The Magic Faraway Tree: A New Adventure
Hodder Children’s, 2022
285pp., hbk., RRP $A35.00
2856pp., pbk., RRP $A14.99
Seventy-plus years ago, the stories of Enid Blyton were the core of the young child’s reading diet. A trip in the magic wishing chair or a visit to a land through the mysterious cloud above a huge tree were a much-anticipated part of the bedtime routine introducing us to the fantasy genre and leading us on to read series like The Famous Five and The Secret Seven or any other of her 700 books and 2000 short stories for ourselves.
Such were the memories made that that generation went on to share her work with their children, grandchildren and great-grandchildren, and some, like me, went on to become teachers and shared them with a new class of fans every year for 50 years!!! So to discover that Jacqueline Wilson had been given permission to weave new adventures among the branches of the Faraway Tree so new, modern readers can share the magic and mystery made this high on my list of review requests. And I’ve had my nose in it all afternoon not only meeting the new and familiar characters like Silky, Moonface, the Saucepan Man and Dame Washalot among others but recalling my own introduction to them all those years ago and the joy and wonder I’ve brought to children over the years when I have shared them.

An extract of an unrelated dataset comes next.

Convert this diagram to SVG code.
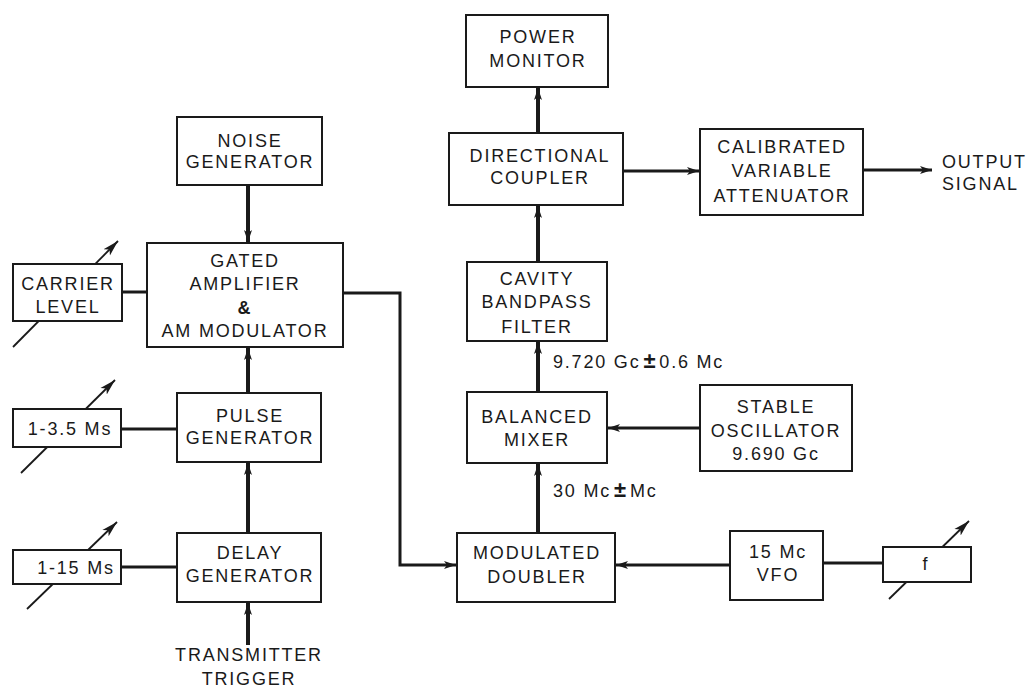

In this new adventure, Milo, Mia and Birdy are on a countryside holiday when they wander into an Enchanted Wood and following a rabbit who can speak to them through the thick forest with its mysterious whispering leaves, discover a beautiful tree that stands high above the rest. The Magic Faraway Tree is home to many remarkable creatures including a fairy called Silky, her best friend Moonface and more. Little Birdy is only too happy to find that fairies are real. Even her older brother and sister are soon won over by the magic of the Faraway Tree and the extraordinary places they discover above it.
Keeping true to the original concept, including the writing style, this is both a nostalgic visit to past pleasures as well as the gateway to reading the entire series which remains in print. IMO, this is one of the best series to introduce young readers to reading novels because each chapter is pretty much complete in itself making it ideal for a both a read-aloud session and a read-alone session, yet there is the continuity of both the storyline and the characters to be able to pick it up and set it down without having to orient yourself to a whole new read. While there is drama in each chapter . the plot remains straightforward so there are not too many twists and turns to confuse the novice reader.
My well-thumbed, well-read 1971 editions of the series have pride of place on my bookshelf, and this new adventure will be sitting there with them too, ready for when my grandchildren are ready to read it to theirs. Hachette, the publishers, kindly sent me a hardcover version but it is also available in paperback at a more accessible price so more generations can lose themselves in the magic.